There are some implicit assumption in your questions - you assume that all the data can fit on one machine and that the application is intrinsically localised to one place.
What happens if the application is so large it cannot fit on one machine? What happens if the application outgrows one machine?
You don't want to have one way to program an application if it fits on one machine and a completely different way of programming it as soon as it outgrows one machine.
What happens if you want make a fault-tolerant application? To make something fault-tolerant you need at least two physically separated machines and no sharing. When you talk about sharing and data bases you omit to mention that things like mySQL cluster achieve fault-tolerence precisely by maintaining synchronised copies of the data in physically separated machines - there is a lot of message passing and copying that you don't see on the surface - Erlang just exposes this.
The way you program should not suddenly change to accommodate fault-tolerance and scalability.
Erlang was designed primarily for building fault-tolerant applications.
Shared data on a multi-core has it's own set of problems - when you access shared data you need to acquire a lock - if you use a global lock (the easiest approach) you can end up stopping all the cores while you access the shared data. Shared data access on a multicore can be problematic due to caching problems, if the cores have local data caches then accessing "far away" data (in some other processors cache) can be very expensive.
Many problems are intrinsically distributed and the data is never available in one place at the same time so - these kind of problems fit well with the Erlang way of thinking.
In a distributed setting "guaranteeing message delivery" is impossible - the destination machine might have crashed. Erlang cannot thus guarantee message delivery - it takes a different approach - the system will tell you if it failed to deliver a message (but only if you have used the link mechanism) - then you can write you own custom error recovery.)
For pure number crunching Erlang is not appropriate - but in a hybrid system Erlang is good at managing how computations get distributed to available processors, so we see a lot of systems where Erlang manages the distribution and fault-tolerent aspects of the problem, but the problem itself is solved in a different language.

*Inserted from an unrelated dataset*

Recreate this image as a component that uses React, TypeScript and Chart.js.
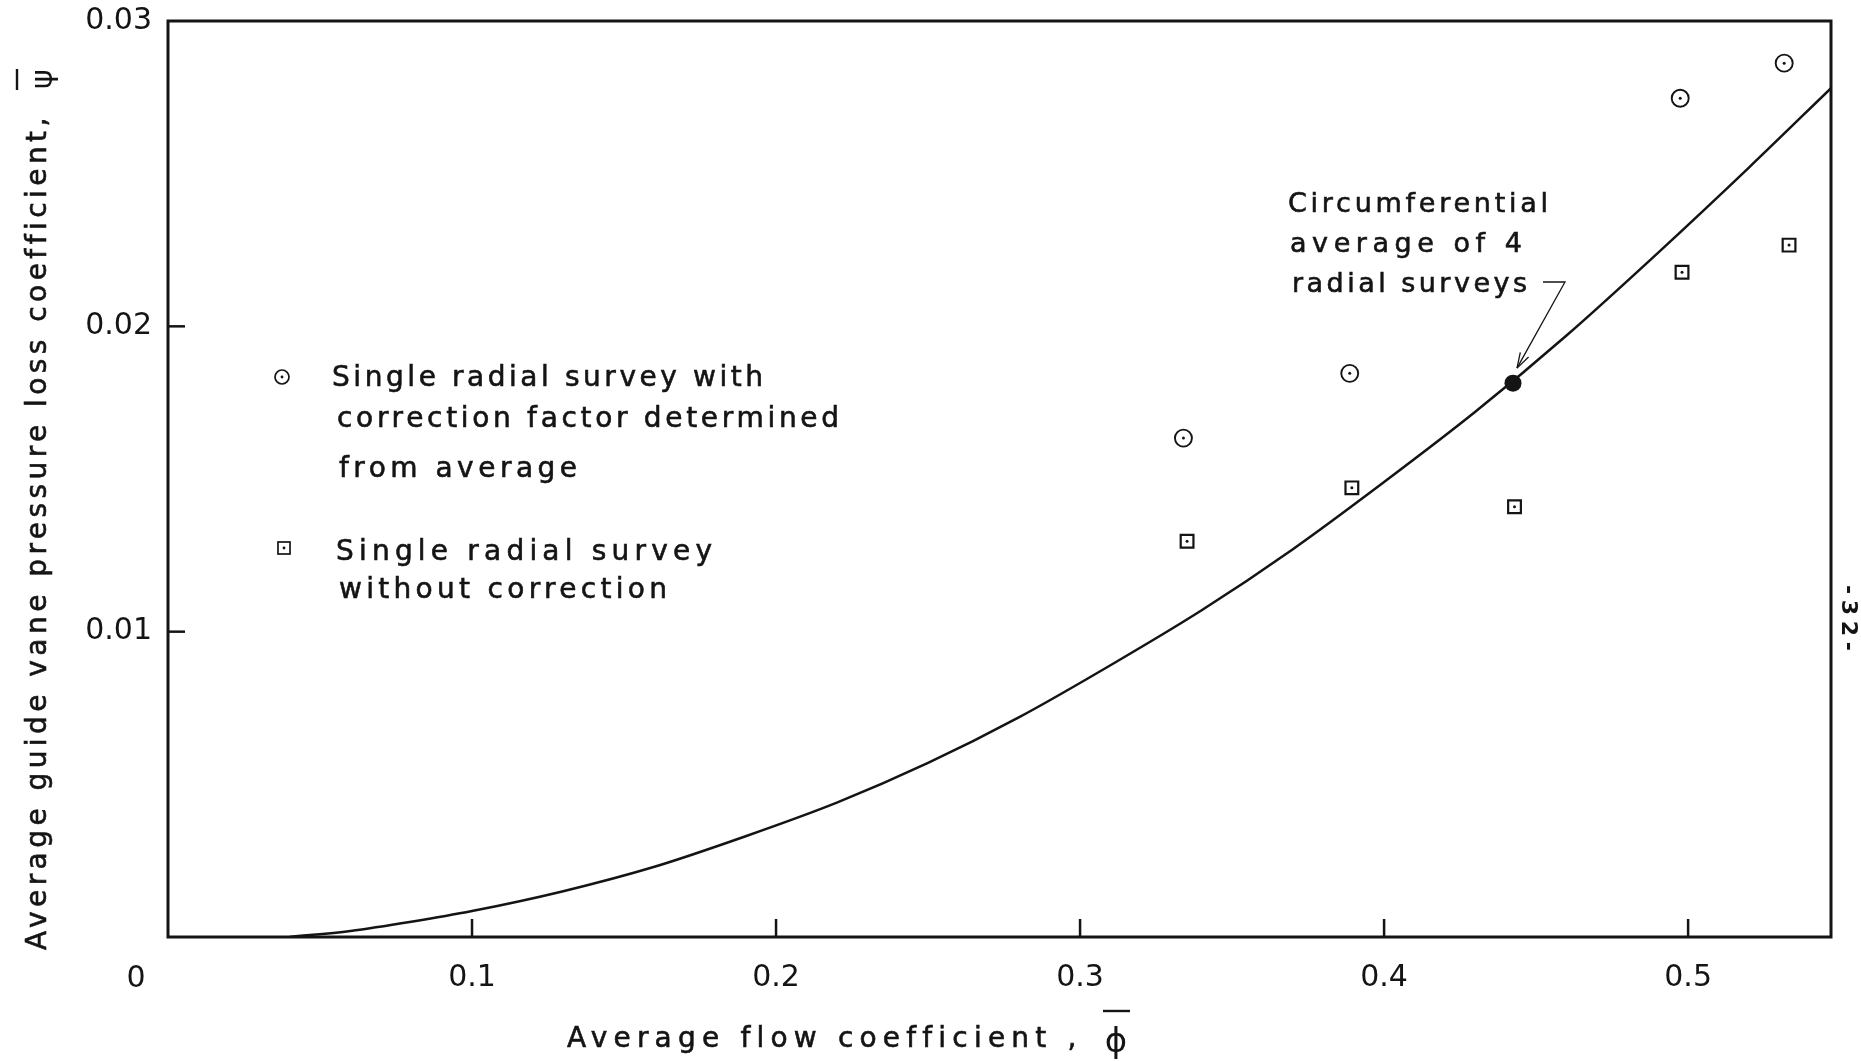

and other languages are used
A few comments on the misunderstanding you have of Erlang:
Your facts are not facts about Erlang. Even if you think Erlang programming is a pain, you will find other people create some awesome software thanks to it. You should attempt writing an IRC server in Erlang, or something else very concurrent. Even if you're never going to use Erlang again, you would have learned to think about concurrency another way. But of course, you will, because Erlang is awesome easy.
Those that do not understand Erlang are doomed to re-implement it badly.

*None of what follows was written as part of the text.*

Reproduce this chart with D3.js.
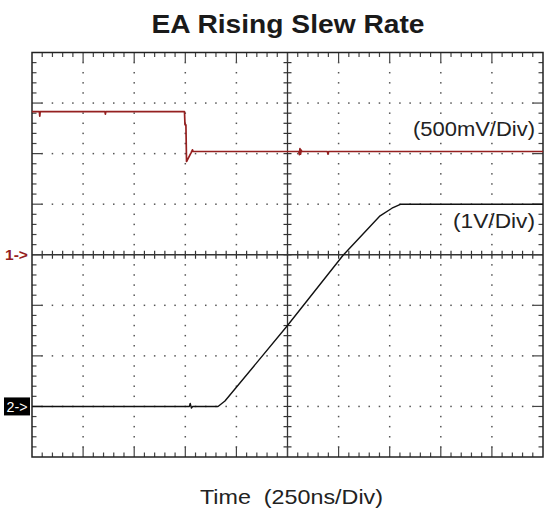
<!DOCTYPE html>
<html>
<head>
<meta charset="utf-8">
<script src="https://cdn.jsdelivr.net/npm/d3@7"></script>
<style>
  html, body { margin: 0; padding: 0; background: #fff; }
  svg { display: block; }
  text { white-space: pre; }
</style>
</head>
<body>
<svg id="chart" width="544" height="514"></svg>
<script>
// Scope capture: two channels against time, 250 ns per division
const titleText = "EA Rising Slew Rate";
const xAxisLabel = "Time  (250ns/Div)";
const ch1Scale = "(500mV/Div)";
const ch2Scale = "(1V/Div)";
const ch1Marker = "1->";
const ch2Marker = "2->";

// Channel 1 (500 mV/div), time in ns, value in V
const ch1Time = [0, 36, 38, 40, 357, 359, 361, 746, 748.5, 753, 756, 768, 778, 785, 788,
                 1305, 1308, 1311, 1314, 1317, 1320, 1445, 1448, 1451, 2500];
const ch1Volt = [1.416, 1.416, 1.37, 1.416, 1.416, 1.39, 1.416, 1.416, 1.285, 1.285, 0.922, 0.968, 1.008, 1.038, 1.021,
                 1.021, 0.99, 1.05, 0.995, 1.035, 1.021, 1.021, 0.995, 1.021, 1.021];

// Channel 2 (1 V/div), time in ns, value in V
const ch2Time = [0, 770, 774, 780, 786, 910, 944, 1248, 1522, 1703, 1761, 1805, 2500];
const ch2Volt = [0, 0, 0.06, -0.03, 0, 0, 0.107, 1.59, 2.99, 3.77, 3.92, 4.0, 4.0];

const plotLeft = 32, plotRight = 543, plotTop = 52.5, plotBottom = 457;
const xDivs = 10, yDivs = 8, minorPerDiv = 5;

const svg = d3.select("#chart");

const x = d3.scaleLinear().domain([0, 2500]).range([plotLeft, plotRight]);
const gx = d3.scaleLinear().domain([0, xDivs]).range([plotLeft, plotRight]);
const gy = d3.scaleLinear().domain([0, yDivs]).range([plotBottom, plotTop]);
// channel 1 reference at the centre line, channel 2 three divisions below it
const y1 = d3.scaleLinear().domain([-2, 2]).range([plotBottom, plotTop]);
const y2 = d3.scaleLinear().domain([-1, 7]).range([plotBottom, plotTop]);

const grid = svg.append("g");
const minorX = d3.range(0, xDivs * minorPerDiv + 1).map(i => i / minorPerDiv);
const minorY = d3.range(0, yDivs * minorPerDiv + 1).map(i => i / minorPerDiv);

// dotted graticule: dots on the division lines at every minor step
const dots = [];
for (let i = 1; i < xDivs; i++) {
  if (i === xDivs / 2) continue;
  minorY.forEach(v => { if (v > 0 && v < yDivs) dots.push([gx(i), gy(v)]); });
}
for (let j = 1; j < yDivs; j++) {
  if (j === yDivs / 2) continue;
  minorX.forEach(v => { if (v > 0 && v < xDivs && !Number.isInteger(v)) dots.push([gx(v), gy(j)]); });
}
grid.selectAll("rect.dot").data(dots).join("rect")
  .attr("class", "dot")
  .attr("x", d => d[0] - 0.75).attr("y", d => d[1] - 0.75)
  .attr("width", 1.5).attr("height", 1.5)
  .attr("fill", "#555");

// centre cross with minor ticks
const cx = gx(xDivs / 2), cy = gy(yDivs / 2);
grid.append("line").attr("x1", plotLeft).attr("x2", plotRight).attr("y1", cy).attr("y2", cy)
  .attr("stroke", "#333").attr("stroke-width", 1.3);
grid.append("line").attr("x1", cx).attr("x2", cx).attr("y1", plotTop).attr("y2", plotBottom)
  .attr("stroke", "#333").attr("stroke-width", 1.3);
grid.selectAll("line.cxt").data(minorX.filter(v => v > 0 && v < xDivs)).join("line")
  .attr("class", "cxt")
  .attr("x1", d => gx(d)).attr("x2", d => gx(d))
  .attr("y1", cy - 4).attr("y2", cy + 4)
  .attr("stroke", "#333").attr("stroke-width", 1.2);
grid.selectAll("line.cyt").data(minorY.filter(v => v > 0 && v < yDivs)).join("line")
  .attr("class", "cyt")
  .attr("x1", cx - 4).attr("x2", cx + 4)
  .attr("y1", d => gy(d)).attr("y2", d => gy(d))
  .attr("stroke", "#333").attr("stroke-width", 1.2);

// border ticks pointing inward
const tickLen = v => Number.isInteger(v) ? 10 : 4.5;
const bx = minorX.filter(v => v > 0 && v < xDivs);
const by = minorY.filter(v => v > 0 && v < yDivs);
grid.selectAll("line.tt").data(bx).join("line").attr("class", "tt")
  .attr("x1", d => gx(d)).attr("x2", d => gx(d))
  .attr("y1", plotTop).attr("y2", d => plotTop + tickLen(d))
  .attr("stroke", "#444").attr("stroke-width", 1.2);
grid.selectAll("line.bt").data(bx).join("line").attr("class", "bt")
  .attr("x1", d => gx(d)).attr("x2", d => gx(d))
  .attr("y1", plotBottom).attr("y2", d => plotBottom - tickLen(d))
  .attr("stroke", "#444").attr("stroke-width", 1.2);
grid.selectAll("line.lt").data(by).join("line").attr("class", "lt")
  .attr("x1", plotLeft).attr("x2", d => plotLeft + tickLen(d))
  .attr("y1", d => gy(d)).attr("y2", d => gy(d))
  .attr("stroke", "#444").attr("stroke-width", 1.2);
grid.selectAll("line.rt").data(by).join("line").attr("class", "rt")
  .attr("x1", plotRight).attr("x2", d => plotRight - tickLen(d))
  .attr("y1", d => gy(d)).attr("y2", d => gy(d))
  .attr("stroke", "#444").attr("stroke-width", 1.2);

grid.append("rect")
  .attr("x", plotLeft).attr("y", plotTop)
  .attr("width", plotRight - plotLeft).attr("height", plotBottom - plotTop)
  .attr("fill", "none").attr("stroke", "#222").attr("stroke-width", 1.5);

// traces
const line1 = d3.line().x((d, i) => x(ch1Time[i])).y((d, i) => y1(ch1Volt[i]));
const line2 = d3.line().x((d, i) => x(ch2Time[i])).y((d, i) => y2(ch2Volt[i]));

svg.append("path").datum(ch1Time).attr("d", line1)
  .attr("fill", "none").attr("stroke", "#952020").attr("stroke-width", 1.7)
  .attr("stroke-linejoin", "round");
svg.append("path").datum(ch2Time).attr("d", line2)
  .attr("fill", "none").attr("stroke", "#111").attr("stroke-width", 1.4)
  .attr("stroke-linejoin", "round");

// scale labels on the right
svg.append("text").text(ch1Scale)
  .attr("x", 413).attr("y", 136)
  .attr("textLength", 122).attr("lengthAdjust", "spacingAndGlyphs")
  .attr("font-family", "Liberation Sans, Arial, sans-serif").attr("font-size", 20)
  .attr("fill", "#222");
svg.append("text").text(ch2Scale)
  .attr("x", 453).attr("y", 228)
  .attr("textLength", 82).attr("lengthAdjust", "spacingAndGlyphs")
  .attr("font-family", "Liberation Sans, Arial, sans-serif").attr("font-size", 20)
  .attr("fill", "#222");

// channel reference markers
svg.append("text").text(ch1Marker)
  .attr("x", 5).attr("y", y1(0) + 5)
  .attr("textLength", 23).attr("lengthAdjust", "spacingAndGlyphs")
  .attr("font-family", "Liberation Sans, Arial, sans-serif").attr("font-size", 15)
  .attr("font-weight", "bold").attr("fill", "#952020");
svg.append("rect")
  .attr("x", 4).attr("y", y2(0) - 9).attr("width", 26).attr("height", 18)
  .attr("fill", "#000");
svg.append("text").text(ch2Marker)
  .attr("x", 6.5).attr("y", y2(0) + 5.5)
  .attr("textLength", 21).attr("lengthAdjust", "spacingAndGlyphs")
  .attr("font-family", "Liberation Sans, Arial, sans-serif").attr("font-size", 15)
  .attr("fill", "#fff");

// title and time axis label
svg.append("text").text(titleText)
  .attr("x", 151.5).attr("y", 33)
  .attr("textLength", 273).attr("lengthAdjust", "spacingAndGlyphs")
  .attr("font-family", "Liberation Sans, Arial, sans-serif").attr("font-size", 26)
  .attr("font-weight", "bold").attr("fill", "#1a1a1a");
svg.append("text").text(xAxisLabel)
  .attr("x", 200).attr("y", 504)
  .attr("textLength", 183).attr("lengthAdjust", "spacingAndGlyphs")
  .attr("font-family", "Liberation Sans, Arial, sans-serif").attr("font-size", 21)
  .attr("fill", "#222");
</script>
</body>
</html>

Okay, the original was about Lisp, but... its true!
For e.g. in a DB, you have to access and modify the same record
But that is handled by the DB. As a user of the database, you simply execute your query, and the database ensures it is executed in isolation.

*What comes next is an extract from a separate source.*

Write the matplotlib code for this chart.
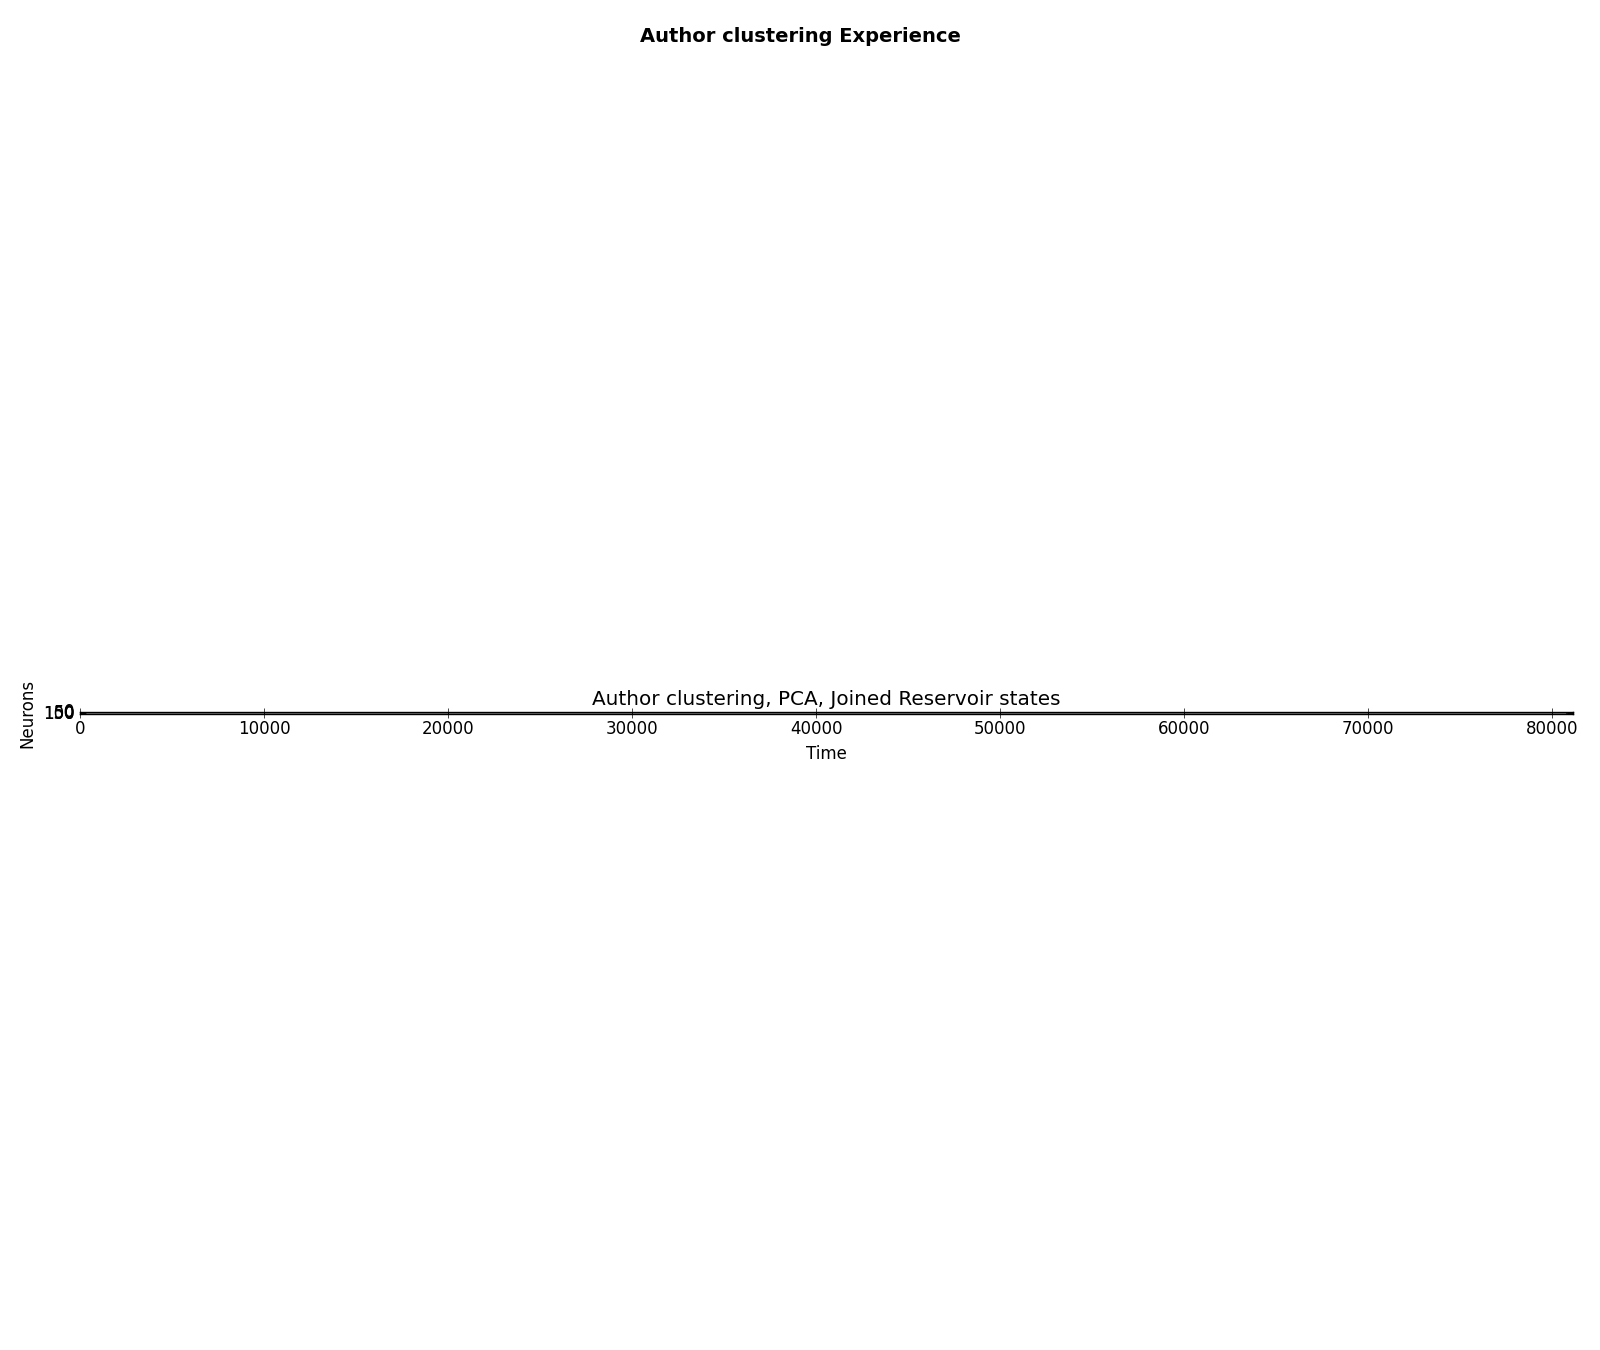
import numpy as np
import matplotlib
matplotlib.use('Agg')
import matplotlib.pyplot as plt

plt.style.use('classic')

# ---- data: joined reservoir states after PCA (neurons x time) ----
n_neurons = 150
n_steps = 81100

# gray level per band of neurons (rows): mid gray edges, lighter centre
neuron_bands = [50, 50, 50]
neuron_levels = [0.52, 0.78, 0.52]

# gray level per block of time (columns): dark at the start and at the end
time_blocks = [330, 80370, 400]
time_levels = [0.35, 1.0, 0.35]

row_vals = np.repeat(neuron_levels, neuron_bands)
col_vals = np.repeat(time_levels, time_blocks)
states = np.outer(row_vals, col_vals)

fig = plt.figure(figsize=(16, 13.5), dpi=100, facecolor='white')
fig.suptitle('Author clustering Experience', fontsize=14, fontweight='bold')

ax = fig.add_subplot(111)
ax.imshow(states, cmap='gray', vmin=0, vmax=1, interpolation='nearest', aspect='equal')
ax.set_title('Author clustering, PCA, Joined Reservoir states')
ax.set_xlabel('Time')
ax.set_ylabel('Neurons')
ax.set_yticks([0, 50, 100, 150])
ax.set_xlim(0, n_steps)
ax.set_ylim(n_neurons, 0)

plt.tight_layout()

# the strip sits a little lower in the reference
pos = ax.get_position(original=True)
ax.set_position([pos.x0, pos.y0 - 0.0145, pos.width, pos.height])

plt.savefig('out.png', dpi=100, facecolor='white')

As for performance, one of the most important things about eliminating shared state is that it enables new optimizations. Shared state is not particularly efficient. You get cores fighting over the same cache lines, and data has to be written through to memory where it could otherwise stay in a register or in CPU cache.
Many compiler optimizations rely on absence of side effects and shared state as well.
You could say that a stricter language guaranteeing these things requires more optimizations to be performant than something like C, but it also makes these optimizations much much easier for the compiler to implement.
Many concerns similar to concurrency issues arise in singlethreaded code. Modern CPUs are pipelined, execute instructions out of order, and can run 3-4 of them per cycle. So even in a single-threaded program, it is vital that the compiler and CPU is able to determine which instructions can be interleaved and executed in parallel.